FACA - Fábrica das Artes Ambiente Cidadania Activa Trans(f)ormar o local

 O projeto A FACA é da Roça Mundo?

Tem parceria com a Roça Mundo mas é uma loucura minha. Se a Roça Mundo não aguentar nas canetas, eu próprio vou conseguir, o João Carlos Silva vai ter que dar a cara e a continuar a fazer coisas deste tipo até porque eu consigo, através dos programas de televisão e do que faço fora das instituições a que estou ligado, ter condições para fazer pequenos milagres…

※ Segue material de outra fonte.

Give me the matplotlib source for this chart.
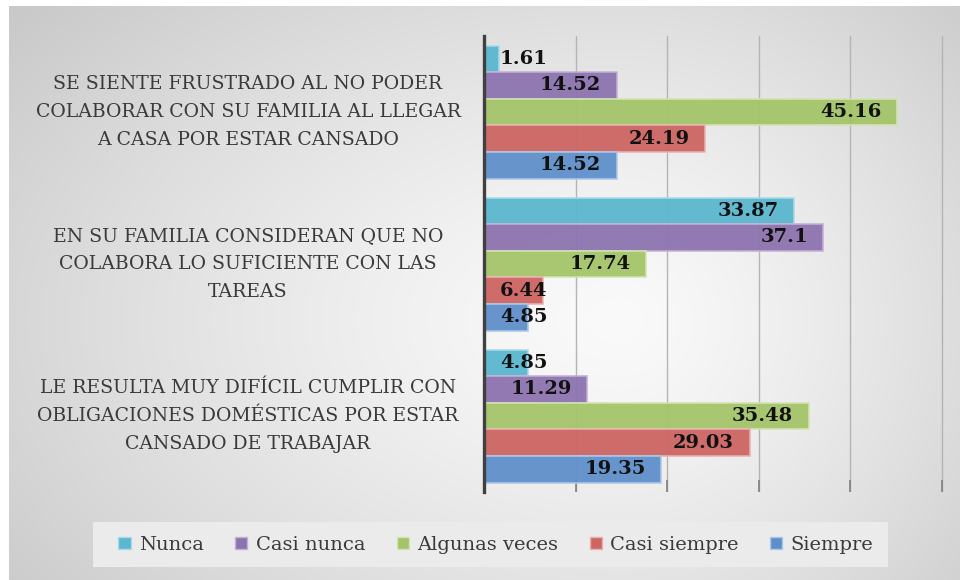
import numpy as np
import matplotlib
matplotlib.use('Agg')
import matplotlib.pyplot as plt
from matplotlib.patches import Patch, Rectangle
from matplotlib.transforms import blended_transform_factory

# 数据
categorias = [
    'SE SIENTE FRUSTRADO AL NO PODER\nCOLABORAR CON SU FAMILIA AL LLEGAR\nA CASA POR ESTAR CANSADO',
    'EN SU FAMILIA CONSIDERAN QUE NO\nCOLABORA LO SUFICIENTE CON LAS\nTAREAS',
    'LE RESULTA MUY DIFÍCIL CUMPLIR CON\nOBLIGACIONES DOMÉSTICAS POR ESTAR\nCANSADO DE TRABAJAR',
]
series = ['Nunca', 'Casi nunca', 'Algunas veces', 'Casi siempre', 'Siempre']
nunca = [1.61, 33.87, 4.85]
casi_nunca = [14.52, 37.1, 11.29]
algunas_veces = [45.16, 17.74, 35.48]
casi_siempre = [24.19, 6.44, 29.03]
siempre = [14.52, 4.85, 19.35]
valores = [nunca, casi_nunca, algunas_veces, casi_siempre, siempre]

colores = ['#5ab7cf', '#8d73af', '#a5c46a', '#cd6562', '#5f8fca']
bordes = ['#a9dbe8', '#c2b1d6', '#d3e4b4', '#e8b2b0', '#afc8e6']

W, H = 960, 580


def fondo(fig):
    """radial gray background"""
    bg = fig.add_axes([9 / W, 0, (W - 9) / W, (H - 6) / H], zorder=-10)
    ys, xs = np.mgrid[0:H - 6, 9:W]
    ys = ys + 6
    cx, cy = 620, 320
    sx = np.where(xs < cx, 650, 420)
    d = np.sqrt(((xs - cx) / sx) ** 2 + ((ys - cy) / 400) ** 2)
    v = 0.98 - 0.15 * np.clip(d, 0, 1.35) ** 1.3
    bg.imshow(np.dstack([v, v, v]), aspect='auto', interpolation='bilinear')
    bg.axis('off')


def main():
    fig = plt.figure(figsize=(W / 100, H / 100), dpi=100, facecolor='white')
    fondo(fig)

    x0, x1 = 484, 946
    y_top, y_bot = 36, 492
    ax = fig.add_axes([x0 / W, (H - y_bot) / H, (x1 - x0) / W, (y_bot - y_top) / H])
    ax.set_facecolor('none')

    px_per_unit = 9.15
    ax.set_xlim(0, (x1 - x0) / px_per_unit)
    ax.set_ylim(2.5, -0.5)

    h = 0.175
    y = np.arange(len(categorias))
    for i, (vals, c, e) in enumerate(zip(valores, colores, bordes)):
        pos = y + (i - 2) * h
        ax.barh(pos, vals, height=h, color=c, edgecolor=e, linewidth=1.2,
                alpha=0.95, zorder=3)
        for p, v in zip(pos, vals):
            if v < 9:
                ax.text(1.75, p, f'{v:g}', ha='left', va='center',
                        fontsize=14, fontweight='bold', family='DejaVu Serif',
                        color='#111111', zorder=5)
            else:
                ax.text(v - 1.7, p, f'{v:g}', ha='right', va='center',
                        fontsize=14, fontweight='bold', family='DejaVu Serif',
                        color='#111111', zorder=5)

    ax.set_xticks([10, 20, 30, 40, 50])
    ax.set_yticks([])
    ax.tick_params(axis='x', direction='in', length=9, width=1.2,
                   color='#808080', labelbottom=False)
    ax.grid(axis='x', color='#b4b4b4', linewidth=1, zorder=0)
    for s in ['top', 'right', 'bottom']:
        ax.spines[s].set_visible(False)
    ax.spines['left'].set_color('#404040')
    ax.spines['left'].set_linewidth(2.4)
    ax.spines['left'].set_zorder(6)

    # 类别标签
    tr = blended_transform_factory(fig.transFigure, ax.transData)
    for yi, cat in zip(y, categorias):
        ax.text(248 / W, yi, cat, transform=tr,
                ha='center', va='center', multialignment='center',
                fontsize=13.6, family='DejaVu Serif', color='#3a3a3a',
                linespacing=1.72)

    # 图例
    fig.patches.append(Rectangle((93 / W, (H - 567) / H), (888 - 93) / W, 45 / H,
                                 transform=fig.transFigure, facecolor='#ebebeb',
                                 edgecolor='none', zorder=1))
    handles = [Patch(facecolor=c, edgecolor=e, linewidth=1) for c, e in zip(colores, bordes)]
    fig.legend(handles, series, loc='center', bbox_to_anchor=(496 / W, (H - 545) / H),
               ncol=5, frameon=False, prop={'family': 'DejaVu Serif', 'size': 14},
               handlelength=0.62, handleheight=0.62, handletextpad=0.45,
               columnspacing=1.6, labelcolor='#3a3a3a')

    fig.savefig('out.png', dpi=100, facecolor='white')


if __name__ == "__main__":
    main()
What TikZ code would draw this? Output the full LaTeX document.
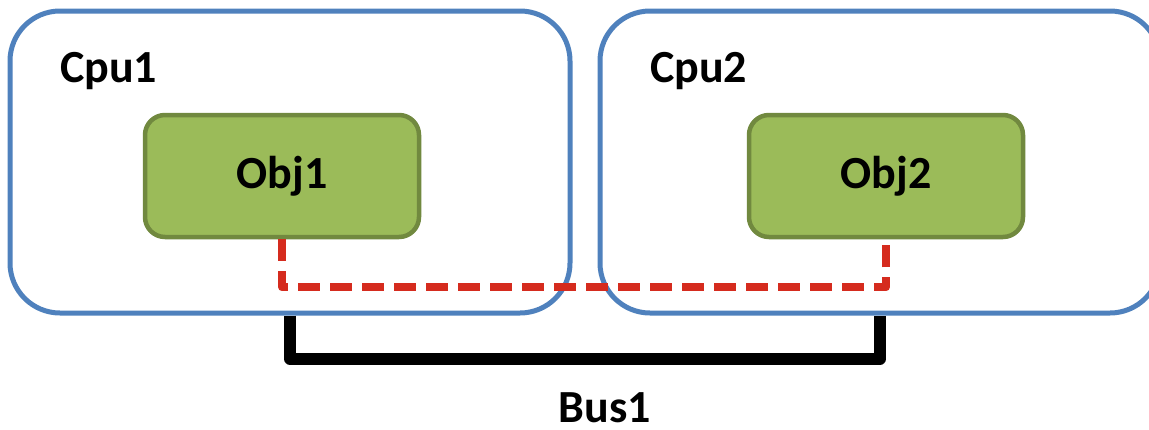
\documentclass[tikz,border=0pt]{standalone}
\usepackage{fontspec}
\setmainfont{Carlito}
\definecolor{cpublue}{RGB}{79,129,189}
\definecolor{objfill}{RGB}{155,187,89}
\definecolor{objdraw}{RGB}{113,137,63}
\definecolor{linkred}{RGB}{213,43,30}
\tikzset{
  cpubox/.style={draw=cpublue, line width=5pt, rounded corners=50pt, fill=white},
  objbox/.style={draw=objdraw, fill=objfill, line width=4.5pt, rounded corners=20pt,
    minimum width=274pt, minimum height=122pt, inner sep=0pt,
    font=\fontsize{46}{50}\selectfont\bfseries},
  lbl/.style={inner sep=0pt, anchor=base west, font=\fontsize{46}{50}\selectfont\bfseries},
  linkline/.style={draw=linkred, line width=8pt, dash pattern=on 22pt off 10pt, line join=round},
  busline/.style={draw=black, line width=11.5pt, line join=round}
}
\begin{document}
\begin{tikzpicture}[x=1pt,y=-1pt]
\useasboundingbox (0,0) rectangle (1149,429);
\node[cpubox, minimum width=560pt, minimum height=302pt, inner sep=0pt] (cpu1) at (290,162) {};
\node[cpubox, minimum width=560pt, minimum height=302pt, inner sep=0pt] (cpu2) at (880,162) {};
\node[lbl] (cpu1l) at (60,82) {Cpu1};
\node[lbl] (cpu2l) at (650,82) {Cpu2};
\node[objbox] (obj1) at (282,176) {Obj1};
\node[objbox] (obj2) at (886,176) {Obj2};
\draw[linkline] (obj1.south) -- ++(0,48) -| (obj2.south);
\coordinate (b1) at (290,315.5);
\coordinate (b2) at (880,315.5);
\draw[busline] (b1) -- ++(0,43.5) -| (b2);
\node[lbl, anchor=base] (bus1) at (605,422) {Bus1};
\end{tikzpicture}
\end{document}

FACA - Fábrica das Artes Ambiente Cidadania Activa Trans(f)ormar o local

Tem algum projeto para a próxima bienal?

A próxima bienal vai ser cada vez mais voltada para dentro de nós e o título maior é “ A descoberta de nós”. Vai ser de 25 de Junho a 25 de Julho, apanha o dia 25 de Junho, dia nacional de Moçambique, o dia 5 de Julho, dia nacional de Cabo Verde e o dia 12 de Julho, dia nacional de São Tomé e Príncipe. Queremos fazer uma viagem à descoberta de nós, quem foi convidado para nos parir e quem, de certo modo, esteve sempre na génese desta síntese que é hoje São Tomé e Príncipe e os são-tomenses, os que entraram e os que saíram, as diásporas. Queremos revisitar as diásporas interessantíssimas, os são-tomenses que estão em Cabo Verde, no Gabão ou em Moçambique, mas também noutros lugares mais distantes, noutros mares, noutros continentes, mas que, de certo modo, também têm uma palavra a dizer sobre o futuro de São Tomé e Príncipe. À descoberta de nós e olharmos, muito seriamente, para o futuro destas duas ilhas plantadas no meio do oceano.